Regarding the materials used, the estimated value in terms of present-day money is given as greater than half-a-million pounds. If the type was so valuable, how precious is the One of whom it speaks? The full value of the Lord is known only to God; it is given to us to appreciate Him according to the measure in which God reveals Him to each of our hearts.
There is progress in the basic nature of the metals used: brass, silver, gold. In the court, brass forms a foundation while silver forms the tops of the pillars. In the holy place, the foundations are silver while all around is gold. In the holiest of all, we find the ark overlaid with pure gold. This teaches us that the nearer we come to God and the more we know of His presence, the greater will be our appreciation. Brass speaks of the judgment of God on sin, and when we come to Christ we learn that He has died for us. Then we discover that Christ has won for us eternal redemption (silver), and that we are blessed with divine righteousness (gold). In the holy of holies we see the pure gold that speaks exclusively of the glories of the Lord as the eternal Son of God. We should note that “gold” has divine righteousness and glory in view, but “pure gold” always speaks of the deity of Christ.
Moses was commanded to make the tabernacle exactly as he had seen it on the holy mount. So exact was it that in Exodus 25-27 we have three chapters of divine command in which God tells Moses just what to make, and in chapters 36-38 the people make exactly what God had commanded them. As a result, God makes His presence known by the cloud covering the tent and by the glory filling the tabernacle, Exod. 40. 34.
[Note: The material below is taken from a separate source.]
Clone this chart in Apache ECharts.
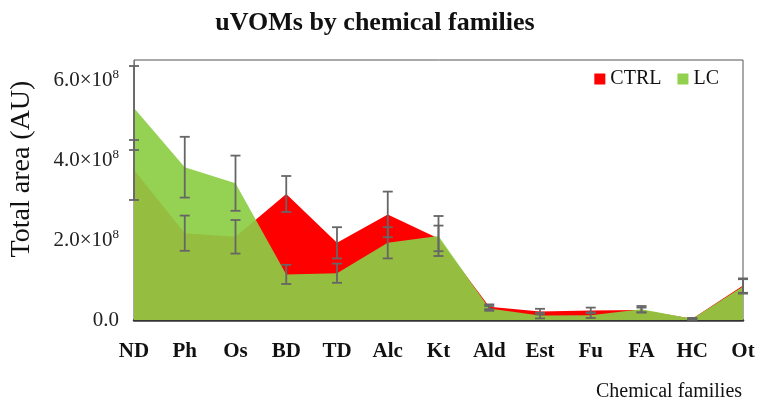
<!DOCTYPE html>
<html><head><meta charset="utf-8">
<script src="https://cdn.jsdelivr.net/npm/echarts@6/dist/echarts.min.js"></script>
<style>html,body{margin:0;padding:0;background:#fff}#c{width:760px;height:412px}</style>
</head><body><div id="c"></div>
<script>
const categories = ['ND','Ph','Os','BD','TD','Alc','Kt','Ald','Est','Fu','FA','HC','Ot'];
const ctrlValues = [3.75e8, 2.17e8, 2.08e8, 3.15e8, 1.93e8, 2.64e8, 2.04e8, 0.33e8, 0.21e8, 0.24e8, 0.25e8, 0.03e8, 0.86e8];
const ctrlErrors = [0.75e8, 0.44e8, 0.42e8, 0.45e8, 0.39e8, 0.57e8, 0.32e8, 0.06e8, 0.07e8, 0.07e8, 0.06e8, 0.02e8, 0.18e8];
const lcValues   = [5.30e8, 3.82e8, 3.42e8, 1.14e8, 1.17e8, 1.93e8, 2.10e8, 0.29e8, 0.11e8, 0.12e8, 0.27e8, 0.03e8, 0.84e8];
const lcErrors   = [1.05e8, 0.76e8, 0.69e8, 0.24e8, 0.24e8, 0.39e8, 0.50e8, 0.06e8, 0.07e8, 0.07e8, 0.08e8, 0.02e8, 0.18e8];
const yTicks = [0, 2e8, 4e8, 6e8];
const yTickLabels = ['0.0', '2.0×10|8', '4.0×10|8', '6.0×10|8'];

const serif = '"Liberation Serif", "DejaVu Serif", serif';

function errData(vals, errs) {
  return vals.map((v, i) => [i, v, errs[i]]);
}
function renderErr(params, api) {
  const x = api.value(0), v = api.value(1), e = api.value(2);
  const top = api.coord([x, v + e]);
  const bot = api.coord([x, v - e]);
  const hw = 5;
  const style = { stroke: '#666', lineWidth: 1.8, fill: null };
  return {
    type: 'group',
    children: [
      { type: 'line', shape: { x1: top[0], y1: top[1], x2: bot[0], y2: bot[1] }, style },
      { type: 'line', shape: { x1: top[0] - hw, y1: top[1], x2: top[0] + hw, y2: top[1] }, style },
      { type: 'line', shape: { x1: bot[0] - hw, y1: bot[1], x2: bot[0] + hw, y2: bot[1] }, style }
    ]
  };
}

const chart = echarts.init(document.getElementById('c'), null, { renderer: 'canvas' });
chart.setOption({
  animation: false,
  backgroundColor: '#fff',
  title: {
    text: 'uVOMs by chemical families',
    left: 370,
    textAlign: 'center',
    top: 5,
    textStyle: { fontFamily: serif, fontSize: 26, fontWeight: 'bold', color: '#111' }
  },
  legend: {
    data: ['CTRL', 'LC'],
    right: 36,
    top: 64,
    icon: 'rect',
    itemWidth: 11,
    itemHeight: 11,
    itemGap: 16,
    textStyle: { fontFamily: serif, fontSize: 20, color: '#111' }
  },
  grid: {
    left: 134, right: 17, top: 60, bottom: 92,
    show: true, borderColor: '#555', borderWidth: 1, backgroundColor: 'transparent'
  },
  xAxis: {
    type: 'category',
    data: categories,
    boundaryGap: false,
    axisLine: { lineStyle: { color: '#333', width: 2.5 } },
    axisTick: { show: false },
    axisLabel: { fontFamily: serif, fontSize: 21, fontWeight: 'bold', color: '#111', margin: 21, interval: 0 }
  },
  yAxis: {
    type: 'value',
    min: 0,
    max: 6.5e8,
    interval: 2e8,
    splitLine: { show: false },
    axisTick: { show: false },
    axisLine: { show: true, lineStyle: { color: '#777', width: 1 } },
    axisLabel: {
      margin: 15,
      showMaxLabel: false,
      formatter: function (v) {
        const idx = yTicks.indexOf(v);
        if (idx < 0) return '';
        const parts = yTickLabels[idx].split('|');
        return parts.length > 1 ? '{a|' + parts[0] + '}{b|' + parts[1] + '}' : '{a|' + parts[0] + '}';
      },
      rich: {
        a: { fontFamily: serif, fontSize: 21, color: '#222' },
        b: { fontFamily: serif, fontSize: 13, color: '#222', padding: [0, 0, 10, 0] }
      }
    }
  },
  graphic: [
    {
      type: 'text',
      left: 596,
      top: 382,
      style: { text: 'Chemical families', font: '20px ' + serif, fill: '#111' }
    },
    {
      type: 'text',
      x: 22,
      y: 169,
      rotation: Math.PI / 2,
      style: { text: 'Total area (AU)', font: '28px ' + serif, fill: '#111', align: 'center', verticalAlign: 'middle' }
    }
  ],
  series: [
    {
      name: 'CTRL', type: 'line', data: ctrlValues, symbol: 'none',
      lineStyle: { width: 0 }, itemStyle: { color: '#ff0000' },
      areaStyle: { color: '#ff0000', opacity: 1 }, z: 2
    },
    {
      name: 'LC', type: 'line', data: lcValues, symbol: 'none',
      lineStyle: { width: 0 }, itemStyle: { color: '#92d050' },
      areaStyle: { color: 'rgb(140,205,68)', opacity: 0.92 }, z: 3
    },
    { name: 'errCTRL', type: 'custom', data: errData(ctrlValues, ctrlErrors), renderItem: renderErr, clip: false, z: 5, encode: { x: 0, y: 1 } },
    { name: 'errLC', type: 'custom', data: errData(lcValues, lcErrors), renderItem: renderErr, clip: false, z: 5, encode: { x: 0, y: 1 } }
  ]
});
</script>
</body></html>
The pattern embraced colours as well as metals. The only way in was through the entrance gate, the fine white curtain of which was embroidered with blue, purple and scarlet, teaching that righteousness alone could never give access to God. But when the white linen is combined with all that which is implied in the various colours, then any Israelite could pass through the entrance gate to find access by means of the brazen altar.